Some kinds of questions have very objective answers, and it's clear when an answer truly answers the question. Other questions have several possible answers: sometimes the best answer is easy to identify, and sometimes it isn't. Still others kinds of questions may--by their nature--require purely subjective answers (perhaps these kinds of questions aren't as well-posed...). Sometimes a question just generates useful discussion, but doesn't authoritatively answer the question because it lacks an objective answer.

What to do?

The general question has been answered here:

How long should/can I wait before accepting an answer?

I know I can wait as long as I feel is necessary to accept an an answer...but sometimes it is hard to know. Accepting an answer proclaims "I affirm this as the correct answer"—but sometimes I don't know if it really is.

--Specifically-- for the it-might-be-right-but-I'm-not-sure and discussion-type Q&As:

Should one wait for several answers or lots of votes before accepting one that seems the best? Should the question be re-worded to make it more objective (my hunch)? Or, is it best to just leave the answers unaccepted, just as a record of people's opinions and the discussion?
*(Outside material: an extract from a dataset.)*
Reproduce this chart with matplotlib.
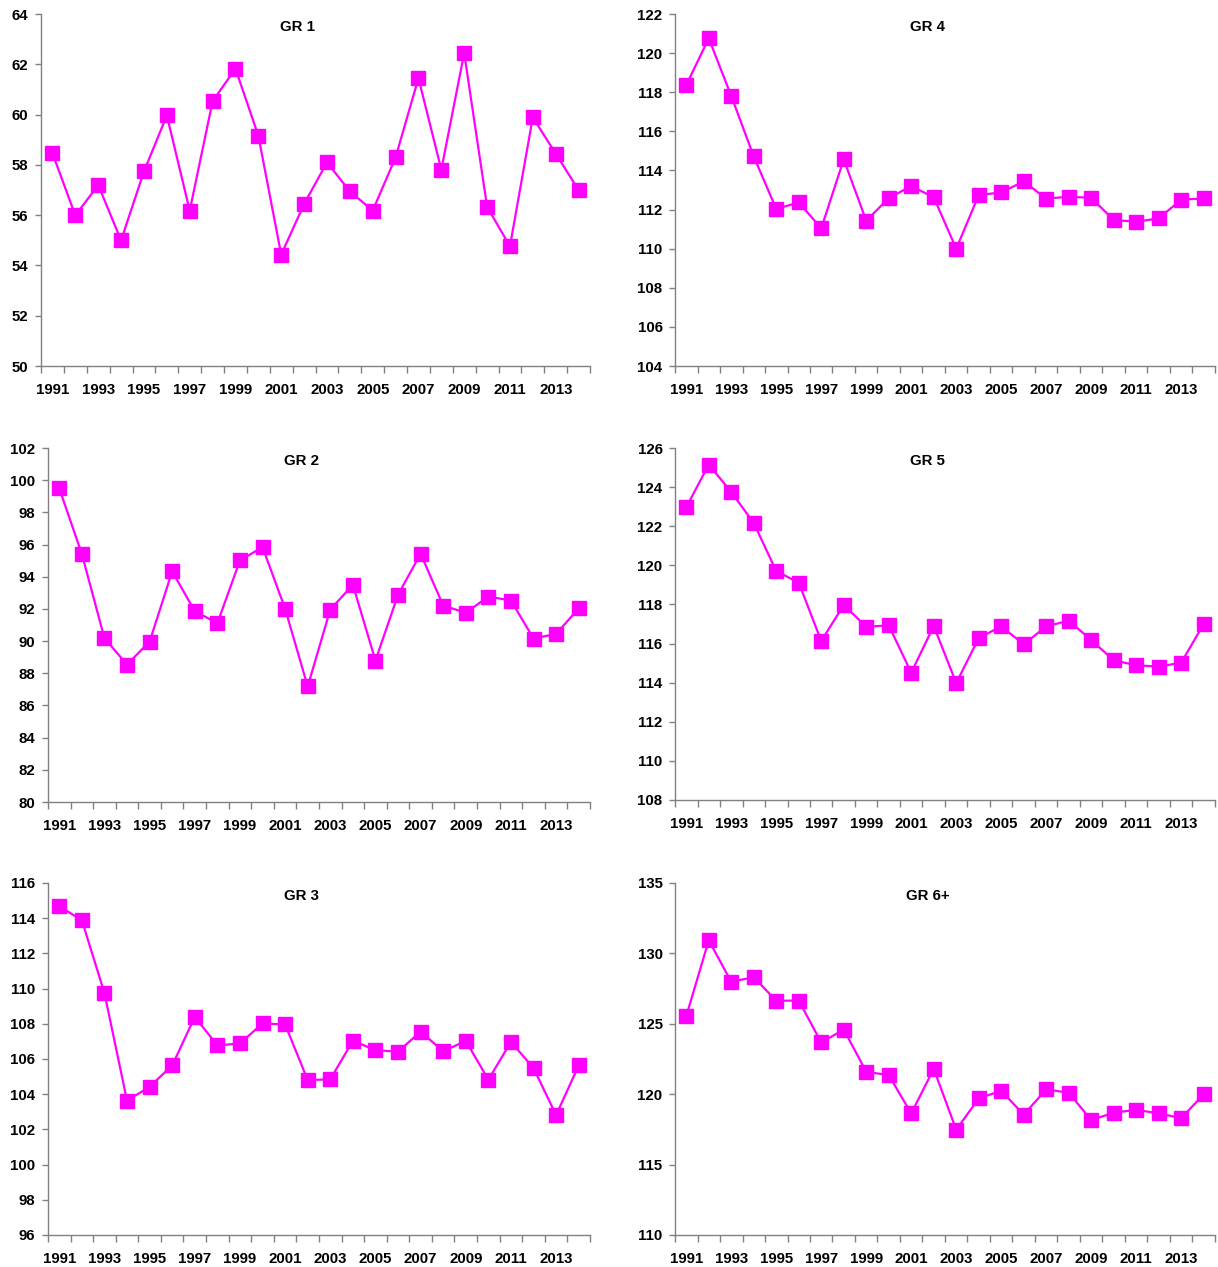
import matplotlib.pyplot as plt
from matplotlib.ticker import FixedLocator, MultipleLocator

plt.rcParams['font.family'] = ['Liberation Sans', 'DejaVu Sans']
plt.rcParams['font.weight'] = 'bold'

years = list(range(1991, 2015))

gr1 = [58.46, 55.99, 57.2, 55.0, 57.74, 59.97, 56.18, 60.53, 61.83, 59.16, 54.43, 56.44,
       58.1, 56.95, 56.18, 58.3, 61.45, 57.81, 62.45, 56.34, 54.76, 59.89, 58.45, 57.0]
gr2 = [99.49, 95.41, 90.18, 88.54, 89.97, 94.33, 91.86, 91.11, 95.01, 95.84, 92.01, 87.18,
       91.96, 93.5, 88.79, 92.88, 95.43, 92.21, 91.76, 92.77, 92.52, 90.16, 90.45, 92.03]
gr3 = [114.68, 113.88, 109.74, 103.63, 104.42, 105.63, 108.39, 106.77, 106.88, 108.02, 107.96, 104.8,
       104.84, 107.03, 106.5, 106.41, 107.56, 106.43, 107.03, 104.82, 106.97, 105.48, 102.81, 105.63]
gr4 = [118.37, 120.76, 117.81, 114.72, 112.03, 112.37, 111.04, 114.57, 111.43, 112.59, 113.2, 112.63,
       110.0, 112.74, 112.88, 113.44, 112.56, 112.66, 112.6, 111.47, 111.38, 111.55, 112.51, 112.57]
gr5 = [122.97, 125.15, 123.75, 122.16, 119.71, 119.11, 116.13, 117.97, 116.86, 116.93, 114.51, 116.9,
       113.98, 116.28, 116.88, 115.96, 116.88, 117.17, 116.18, 115.14, 114.89, 114.82, 115.02, 117.0]
gr6 = [125.54, 130.93, 127.98, 128.31, 126.63, 126.65, 123.67, 124.59, 121.59, 121.35, 118.63, 121.8,
       117.47, 119.7, 120.24, 118.54, 120.34, 120.1, 118.16, 118.68, 118.89, 118.63, 118.3, 119.98]

# (title, values, y range, y step, axes rect in figure fractions)
panels = [
    ("GR 1", gr1, (50, 64), 2, [0.0337, 0.7111, 0.4507, 0.2778]),
    ("GR 4", gr4, (104, 122), 2, [0.5542, 0.7111, 0.4433, 0.2778]),
    ("GR 2", gr2, (80, 102), 2, [0.0394, 0.3670, 0.4450, 0.2794]),
    ("GR 5", gr5, (108, 126), 2, [0.5542, 0.3686, 0.4433, 0.2778]),
    ("GR 3", gr3, (96, 116), 2, [0.0394, 0.0253, 0.4450, 0.2778]),
    ("GR 6+", gr6, (110, 135), 5, [0.5542, 0.0253, 0.4433, 0.2778]),
]

fig = plt.figure(figsize=(12.18, 12.67), dpi=100)

for title, values, (ymin, ymax), step, rect in panels:
    ax = fig.add_axes(rect)
    x = list(range(len(years)))
    ax.plot(x, values, color='#ff00ff', linewidth=1.6, marker='s', markersize=9.5,
            markerfacecolor='#ff00ff', markeredgecolor='#ff00ff', clip_on=False)

    ax.set_xlim(-0.5, len(years) - 0.5)
    ax.set_ylim(ymin, ymax)

    # category axis: tick marks between years, labels on every other year
    ax.xaxis.set_major_locator(FixedLocator(x[::2]))
    ax.set_xticklabels([str(y) for y in years[::2]])
    ax.xaxis.set_minor_locator(FixedLocator([i - 0.5 for i in range(len(years) + 1)]))
    ax.tick_params(axis='x', which='major', length=0, pad=12.5, labelsize=10.8)
    ax.tick_params(axis='x', which='minor', length=5, width=1, color='#808080', direction='out')

    ax.yaxis.set_major_locator(MultipleLocator(step))
    ax.tick_params(axis='y', length=4, width=1, color='#808080', direction='out', pad=5,
                   labelsize=10.8)

    for side in ['top', 'right']:
        ax.spines[side].set_visible(False)
    for side in ['left', 'bottom']:
        ax.spines[side].set_color('#808080')
        ax.spines[side].set_linewidth(1)

    ax.text(0.468, 0.962, title, transform=ax.transAxes, ha='center', va='center',
            fontsize=10.8, fontweight='bold')

fig.savefig('out.png', dpi=100)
  • I'm assuming this is one of those discussion-based questions (#meta), but maybe somebody with more experience knows more than I do? :-) – jvriesem Aug 25 '15 at 17:12

Here are my thoughts:

  • If the question is posed in such a way that you only receive subjective answers, then it's not a good question. Such questions fall under the umbrella of "soliciting primarily opinion-based answers" and should be closed as such. Yes, a subjective answer typically provides an opinion (personal).

  • The system allows for unaccepting answers if another "more betterer subjective answer" pops up. So, feel free to make the choice and perhaps change your mind later. Ultimately you'll never know when the "most best subjective answer" will pop up.